My mother had spent days on the phone contacting the employment office of Disney, trying to get Michael a job as a janitor, a food vendor, anything, still believing he could somehow hold down work. She set up several interviews for him. This sounds absurd in hindsight, but my mother still had hope, was always willing to try. She made it so all he had to do was walk into the right office and remain calm and he'd have a low-wage, low-interaction job. They also offered low-rent housing for park employees.

My father thought someone might just pull him off the street to work—labor, construction, lawn care. He might straighten out once he saw that he had to. He might check himself into a hospital. One thing was for sure, though, he could not live at home. He could live on the street. He could go to jail. He could even die. But my father was not letting that drug-addicted loser back into this house he was still trying to pay for.

My life improved. I could not have missed my brother less. I'd wake up every morning happy that he was gone. My family would eat breakfast together, which we hadn't done in years, and it was as if he had been erased. I can't even explain what it was like to be free of him. It was like finding out you didn't have cancer anymore, I imagine, or that your newborn baby was healthy after all, that it was just a smear on the X-ray of its chest. A wave of such overwhelming relief fell about our house that I remember at one point simply breaking down in tears, actual tears of happiness, when I picked up a butcher knife and it didn't seem like anything but something you used to cut chicken or celery.

In fact, his absence from our lives was such a relief that it was only then that I realized the true extent of the turmoil he, or his disease, had caused. My family took a vacation to Nags Head, North Carolina, and we laughed and went out and ate seafood and no one stared at us—a real family vacation. During the day, I surfed while Ron made sand castles and my parents lay on the beach holding hands, like newlyweds.

This kind of happiness was bizarre, alien. We were so starved for it that all we wanted was life without small tragedies, without violence and anger and uncomfortable silence. Heaven, for us, was not expecting a call at four in the morning. Heaven was not having to sleep with your bedroom door locked.

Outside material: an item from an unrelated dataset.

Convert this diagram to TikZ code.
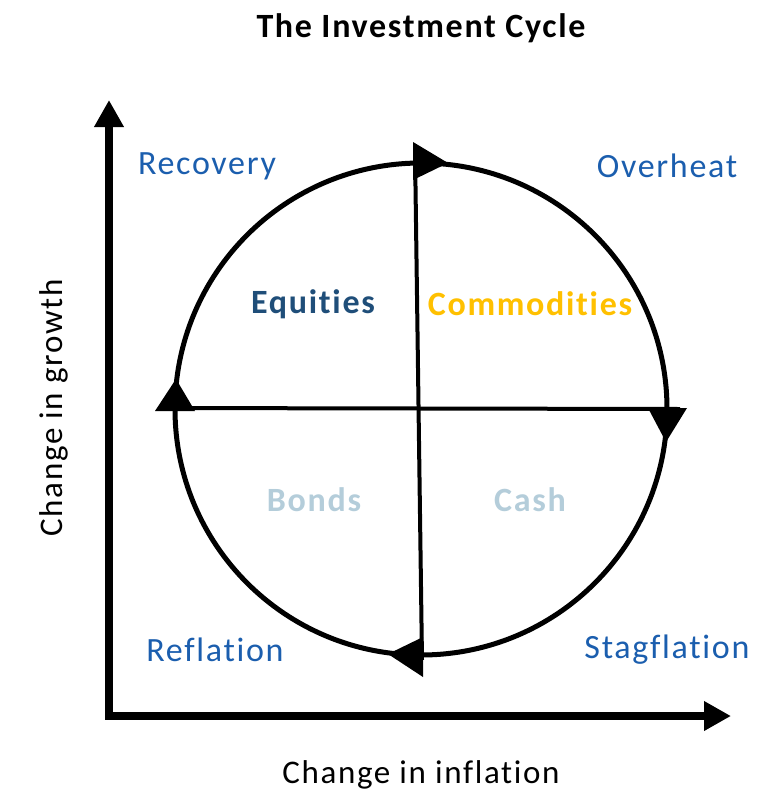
\documentclass[tikz,border=0pt]{standalone}
\usepackage{fontspec}
\setmainfont{Carlito}[LetterSpace=5, Ligatures=NoCommon]
\usetikzlibrary{arrows.meta}
\definecolor{phase}{HTML}{1B5EAE}
\definecolor{equity}{HTML}{1F4E79}
\definecolor{commod}{HTML}{FFC000}
\definecolor{safe}{HTML}{B4CDDA}
\begin{document}
\begin{tikzpicture}[x=1pt, y=-1pt,
    phase/.style={text=phase, font=\fontsize{34}{36}\selectfont},
    asset/.style={font=\bfseries\fontsize{34}{36}\selectfont},
    axislabel/.style={font=\fontsize{33}{35}\selectfont}]
  \useasboundingbox (0, 0) rectangle (783, 795);
  \node [font=\bfseries\fontsize{34}{36}\selectfont] (title) at (421, 28) {The Investment Cycle};
  \coordinate (origin) at (109, 716);
  \coordinate (yend) at (109, 100);
  \coordinate (xend) at (731, 716);
  \draw [line width=8pt, {Triangle[length=27pt, width=28pt]}-{Triangle[length=27pt, width=28pt]}] (yend) -- (origin) -- (xend);
  \coordinate (c) at (421, 409);
  \draw [line width=5pt] (c) circle [radius=246];
  \coordinate (top) at (415, 150);
  \coordinate (bot) at (422, 660);
  \coordinate (lft) at (160, 408);
  \coordinate (rgt) at (680, 409);
  \draw [line width=4pt] (top) -- (bot);
  \draw [line width=4pt] (lft) -- (rgt);
  \fill (413, 142) -- (448, 163) -- (413, 180) -- cycle;
  \fill (155, 411) -- (176, 379) -- (195, 411) -- cycle;
  \fill (648, 408) -- (687, 408) -- (666, 442) -- cycle;
  \fill (423, 637) -- (388, 654) -- (423, 677) -- cycle;
  \node [phase] (recovery) at (207, 166) {Recovery};
  \node [phase] (overheat) at (667, 166) {Overheat};
  \node [phase] (reflation) at (215, 650) {Reflation};
  \node [phase] (stagflation) at (667, 650) {Stagflation};
  \node [asset, text=equity] (equities) at (313, 304) {Equities};
  \node [asset, text=commod] (commodities) at (530, 304) {Commodities};
  \node [asset, text=safe] (bonds) at (314, 500) {Bonds};
  \node [asset, text=safe] (cash) at (530, 500) {Cash};
  \node [axislabel, rotate=90] (growth) at (54, 408) {Change in growth};
  \node [axislabel] (inflation) at (421, 775) {Change in inflation};
\end{tikzpicture}
\end{document}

Six months passed, six eventless months. Ah, the beauty of inertia, the grace of absolute, mind-numbing suburban ennui.

I stopped thinking of Michael because I blissfully had no knowledge of the future, no inkling of the shape of this story.

My parents had their friends over to the house without the possibility of something surreal happening—a fire, or a sermon on the Sodomites. They had parties. I had girlfriends over. My younger brother had friends sleep over and watch movies and play video games. So this was life, we thought. Not bad.

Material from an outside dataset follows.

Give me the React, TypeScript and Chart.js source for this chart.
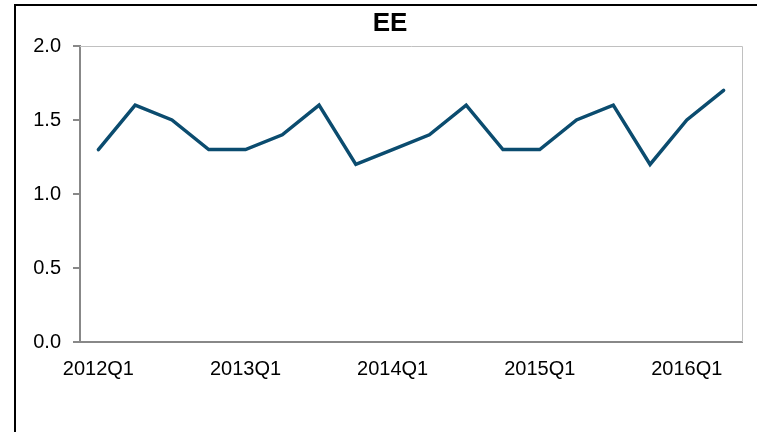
import React, { useEffect, useRef } from "react";
import { Chart, registerables } from "chart.js";

Chart.register(...registerables);

const title = "EE";
const categories = [
  "2012Q1", "2012Q2", "2012Q3", "2012Q4",
  "2013Q1", "2013Q2", "2013Q3", "2013Q4",
  "2014Q1", "2014Q2", "2014Q3", "2014Q4",
  "2015Q1", "2015Q2", "2015Q3", "2015Q4",
  "2016Q1", "2016Q2",
];
const values = [1.3, 1.6, 1.5, 1.3, 1.3, 1.4, 1.6, 1.2, 1.3, 1.4, 1.6, 1.3, 1.3, 1.5, 1.6, 1.2, 1.5, 1.7];
const yMin = 0;
const yMax = 2;
const yStep = 0.5;

const FONT = "'Liberation Sans', Arial, sans-serif";

const framePlugin = {
  id: "frameAndTitle",
  afterDraw(chart: any) {
    const { ctx, chartArea } = chart;
    ctx.save();
    ctx.strokeStyle = "#c0c0c0";
    ctx.lineWidth = 1;
    ctx.beginPath();
    ctx.moveTo(chartArea.left, chartArea.top + 0.5);
    ctx.lineTo(chartArea.right + 0.5, chartArea.top + 0.5);
    ctx.lineTo(chartArea.right + 0.5, chartArea.bottom);
    ctx.stroke();
    ctx.fillStyle = "#000";
    ctx.font = `bold 26px ${FONT}`;
    ctx.textAlign = "center";
    ctx.textBaseline = "middle";
    ctx.fillText(title, 390, 24);
    ctx.restore();
  },
};

export default function App() {
  const ref = useRef<HTMLCanvasElement>(null);
  useEffect(() => {
    document.body.style.margin = "0";
    const chart = new Chart(ref.current!, {
      type: "line",
      data: {
        labels: categories,
        datasets: [
          {
            data: values,
            borderColor: "#0b4c6f",
            borderWidth: 3.5,
            pointRadius: 0,
            tension: 0,
            borderCapStyle: "round",
          },
        ],
      },
      options: {
        animation: false,
        responsive: false,
        maintainAspectRatio: false,
        layout: { padding: { top: 46, right: 15, left: 0, bottom: 0 } },
        plugins: { legend: { display: false }, title: { display: false }, tooltip: { enabled: false } },
        scales: {
          x: {
            type: "category",
            offset: true,
            grid: { display: false, drawTicks: false },
            border: { display: true, color: "#888888", width: 2 },
            ticks: {
              autoSkip: false,
              maxRotation: 0,
              padding: 15,
              color: "#000",
              font: { family: FONT, size: 20 },
              callback: (_v: any, i: number) => (i % 4 === 0 ? categories[i] : ""),
            },
            afterFit: (s: any) => {
              s.height = 90;
            },
          },
          y: {
            min: yMin,
            max: yMax,
            grid: { drawOnChartArea: false, drawTicks: true, tickLength: 7, color: "#888888", lineWidth: 2 },
            border: { display: true, color: "#888888", width: 2 },
            ticks: {
              stepSize: yStep,
              padding: 12,
              color: "#000",
              font: { family: FONT, size: 20 },
              callback: (v: any) => Number(v).toFixed(1),
            },
            afterFit: (s: any) => {
              s.width = 80;
            },
          },
        },
      },
      plugins: [framePlugin],
    } as any);
    return () => chart.destroy();
  }, []);
  return (
    <div style={{ position: "relative", width: 757, height: 432, overflow: "hidden", background: "#fff" }}>
      <canvas ref={ref} width={757} height={432} style={{ position: "absolute", left: 0, top: 0 }} />
      <div
        style={{
          position: "absolute",
          left: 14,
          top: 4,
          width: 800,
          height: 500,
          borderLeft: "2px solid #000",
          borderTop: "2px solid #000",
          pointerEvents: "none",
        }}
      />
    </div>
  );
}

Michael did, however, call home several times from Florida, crying, but my parents kept me in the dark about his whereabouts and well-being. I didn't care; I didn't ask. I'd ask my mother who had called and she'd hesitate and say, No one, your aunt, no one.

My mother worried privately, and sent Michael cash overnight several times. My father took a sterner stance—Michael was an adult who had proven himself to be worthless, criminal; they had given him money and a chance and that was enough.

It didn't last. Six months after he left, almost to the day, Michael showed up at the door—just like that, no warning, nothing. A knock at the door and there he was.

He stood in the doorway, suffused in sunlight, near death. He had lost forty pounds, had almost starved. He stared, wide-eyed, eyes sunk deep in their sockets, and at first I don't think he recognized anyone but my mother. He didn't know what day or month it was, didn't know his middle name, couldn't remember what state he had just been in, when or where he was born.

He said, I think I'm very old and hungry. I went to school. I was born in a manger. I am very old and hungry.

Pale, sick, mouth agape, bewildered to the point almost of catatonia, sitting on the couch as skinny as a concentration camp prisoner from a scratchy Nazi-era documentary, he looked like someone else entirely. I couldn't believe it was him. We all stood around in the living room as if we'd just seen a spaceship land, as if we were characters in a cruel art film and we didn't know our lines.